16. APPLICABLE LAW: This Contract has been executed and prepared in accordance with and shall be governed by the laws of the State of Oklahoma without regard to its conflicts of laws principles.
 
17. LITIGATION EXPENSE: In the event either party hereto commences litigation against the other to enforce its rights hereunder, the prevailing party in such litigation shall be entitled to recover from the other its reasonable attorneys fees and expenses incidental to such litigation.
 
18. NO BROKER COMMISSION DUE: In connection with the sale by the Seller and the purchase by the Buyer, each of the Seller and the Buyer represent and warrant to the other that no real estate brokers commission or fee is due and owing or shall be due and owing at or at a result of the Closing contemplated hereby and each of the Seller and the Buyer hereby indemnifies and holds harmless the other party hereto for any such brokers commission or fee incurred thereby or due and owing as a result of the closing of this transaction.
 
APPROVED BY BUYER:                                       APPROVED BY SELLER:
 
This 20th day of November , 2006                                   This 20th day of November, 2006
 
ADDVANTAGE TECHNOLOGIES,                                CHYMIAK INVESTMENTS, L.L.C.
GROUP, INC.
 
By________________________________                             By_________________________________
____________________(name)                                     _____________________(name)
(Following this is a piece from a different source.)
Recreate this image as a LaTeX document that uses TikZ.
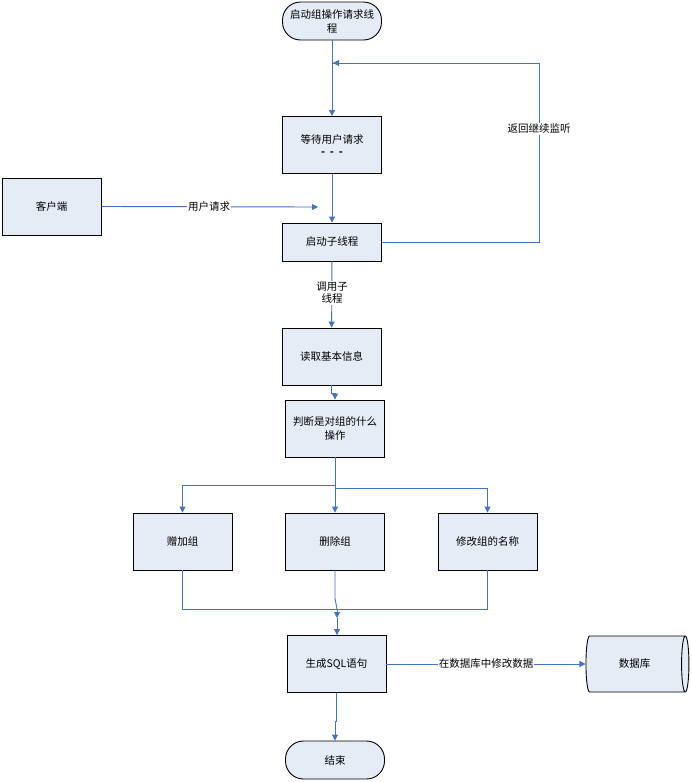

____________________(title)                                     _____________________(title)
 
EXHIBIT A
 
    
  (Legal Description)
 
Lot One (1), Block One (1), EVANS COMPLEX, a subdivision in the East Half (E/2) of the Northwest Quarter (NW/4) of Section Thirteen (13), Township Eighteen (18) North, Range Fourteen (14) East, in the City of Broken Arrow, Tulsa County, State of Oklahoma, according to the recorded Plat thereof.